- Born: Giuseppa Agostina Totti c. 1748 Biasca
- Died: 22 June 1824
- Occupation: Abbess

= Giuseppa Caterina Totti =

Swiss Benedictine abbess

Giuseppa Caterina Totti (born Giuseppa Agostina Totti; c. 1748 – 22 June 1824) was a Swiss Benedictine nun and abbess of the monastery of Maria Assunta delle benedettine at Claro. She became known as the "mother of the poor" for her charitable spirit and her resistance to Helvetic Directorate authority during the turbulent period of the Helvetic Republic.

== Life ==

Giuseppa Agostina Totti was the only daughter of Lieutenant Carlo Giuseppe Totti, from Biasca, and Margherita Cattani, from Giornico. She took her vows in 1764, receiving the religious name Giuseppa Caterina, and subsequently served multiple terms as abbess of the Benedictine monastery of Notre-Dame-de-l'Assomption at Claro (1790–1793, 1795–1803, 1809–1824). In 1798, the Curia of Milan, wishing to avoid an election given the difficult political situation, confirmed her in her position.

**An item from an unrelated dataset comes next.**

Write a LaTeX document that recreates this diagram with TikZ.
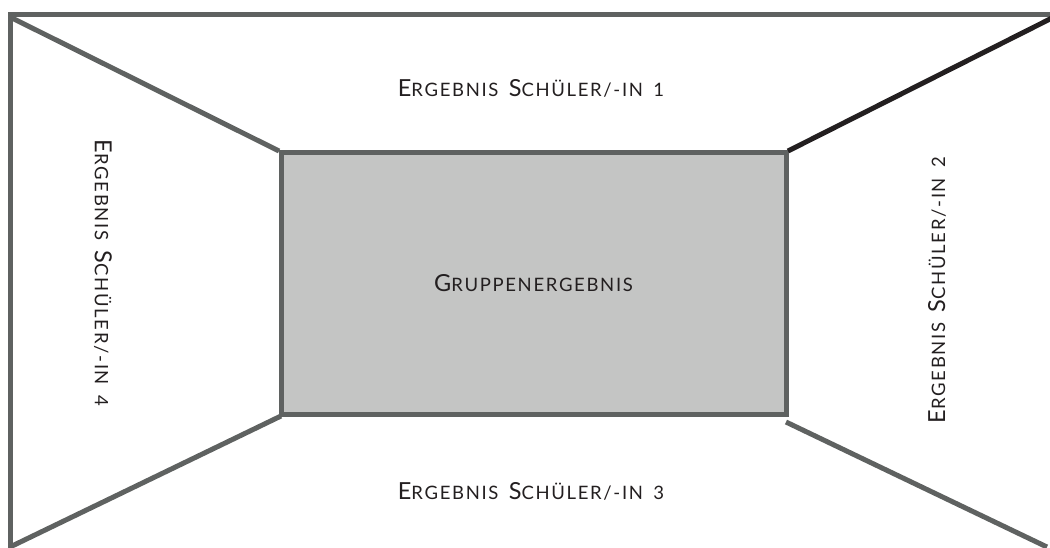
\documentclass[tikz,border=0pt]{standalone}
\usepackage{fontspec}
\setmainfont{Lato}
\definecolor{frame}{HTML}{5F6261}
\definecolor{boxfill}{HTML}{C4C5C4}
\definecolor{ink}{HTML}{231F20}
% faked small caps: large initial, smaller capitals for the rest
\newcommand{\initcap}[1]{{\fontsize{23.5}{26}\selectfont\addfontfeature{LetterSpace=9}#1}}
\newcommand{\restcap}[1]{{\fontsize{18.5}{22}\selectfont\addfontfeature{LetterSpace=9}#1}}
\newcommand{\resultlabel}[1]{\initcap{E}\restcap{RGEBNIS\hspace{4pt} }\initcap{S}\restcap{CHÜLER/-IN\hspace{4pt} #1}}
\begin{document}
\begin{tikzpicture}[x=1pt,y=-1pt,
  edge/.style={draw=frame,line width=5pt},
  darkedge/.style={draw=ink,line width=5pt},
  label/.style={text=ink,inner sep=0pt}]
\useasboundingbox (0,0) rectangle (1050,547);
% outer frame (top and left)
\coordinate (tl) at (10,14);
\coordinate (tr) at (1052,14);
\coordinate (bl) at (10,549);
\draw[edge,line cap=rect] (tr) -- (tl) -- (bl);
% central box
\node[draw=frame,fill=boxfill,line width=5pt,minimum width=505pt,minimum height=262pt,inner sep=0pt] (grp) at (533.5,283) {};
\node[label] (grptext) at (grp.center) {\initcap{G}\restcap{RUPPENERGEBNIS}};
% diagonals from the box corners
\coordinate (d1) at (10,17);
\coordinate (d2) at (1052,18);
\coordinate (d3) at (1047,547);
\coordinate (d4) at (10,547);
\draw[edge] (d1) -- (279,151);
\draw[darkedge] (788,151) -- (d2);
\draw[edge] (786,422) -- (d3);
\draw[edge] (d4) -- (281,416);
% result labels
\node[label] (r1) at (531,88) {\resultlabel{1}};
\node[label] (r3) at (531,491) {\resultlabel{3}};
\node[label,rotate=-90] (r4) at (103,273) {\resultlabel{4}};
\node[label,rotate=90] (r2) at (937,290) {\resultlabel{2}};
\end{tikzpicture}
\end{document}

During the Helvetic Republic and the passage of French and Russian troops, she was compelled by the Helvetic Directorate to accept a lay administrator and to dismiss the novices. She showed considerable strength of character by opposing the occupation of the monastery and contesting the orders of the Directorate. Her charitable spirit earned her the title of "mother of the poor," and she never departed from the rules of monastic life.

== Bibliography ==

- Moretti, Antonietta: "Claro", in: Helvetia Sacra, III/1, 1986, pp. 1679–1712.
- Vaccaro, Luciano; Chiesi, Giuseppe; Panzera, Fabrizio (eds.): Terre del Ticino. Diocesi di Lugano, 2003, pp. 253–254.
- Nicoli, Miriam; Cleis, Franca: La Gran Regina del Cielo e le Benedettine di Claro. Genealogia femminile di un Sacro Monte in area alpina nel manoscritto di suor Ippolita Orelli (1697), 2021, p. 83.